Square is also in the payment processing space, but there’s far more to its business than just that. Square sells a complete ecosystem of hardware and software products that cater to the needs of small and medium-sized businesses. This includes tools that help sellers with order management, inventory, cash flow management, analytics, and even customer engagement.
Square’s products have become hugely popular, which has driven rapid financial growth. Last year, the company’s revenue soared 43% to $4.7 billion. Management guided for 30% revenue growth in 2020, too.
That progress hasn’t mattered to investors recently. Square’s stock has been cut in half in just the last few weeks.
Square’s sell-off isn’t completely unjustified. More than 40% of Square’s revenue comes from small and medium-sized consumer discretionary businesses like restaurants and retailers, which are no doubt feeling the pain right now. That fact is likely to curtail Square’s 2020 growth.

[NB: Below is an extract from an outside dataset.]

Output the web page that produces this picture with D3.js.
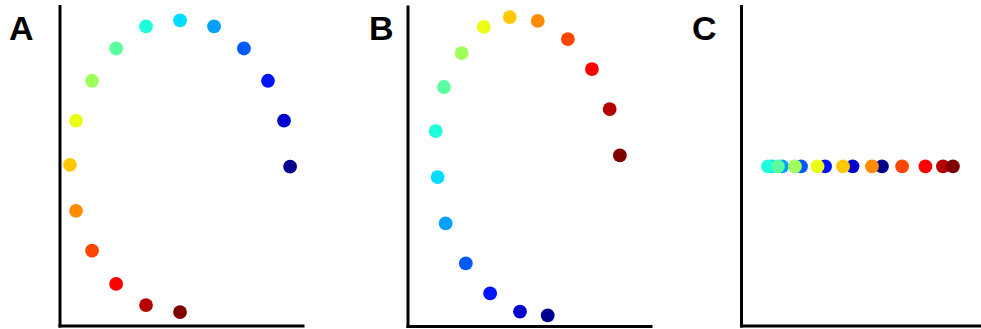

The near-term hit could be painful, but Square has a proven business model in place and management pegs its total addressable market at $59 billion. I’m confident that this company’s hypergrowth will ramp back up once a recovery takes hold.
Autodesk is a leading provider of computer-aided design (CAD) software. Its products have been used by engineers, designers, architects, construction professions, and entertainers for decades to help them create anything that they can dream up.
Autodesk’s revenue used to wax and wane with economic growth, which made its results unpredictable. However, a few years ago the company shifted to a software-as-a-service (SaaS) business model, which should go a long way toward smoothing out the ride during this downturn.
Longer-term, Autodesk has a huge opportunity to grow just from its current base of users. About 18 million people currently use Autodesk’s products, but only about 5 million of them have are paying subscribers to the SaaS platform — the rest are still utilizing old versions of the company’s products.
It’s only a matter of time before those holdouts upgrade and become paying subscribers. That provides Autodesk with high levels of revenue and profit visibility that other businesses can only dream of. With shares currently down 29% from their February high, I think this is a fine time for investors to get in.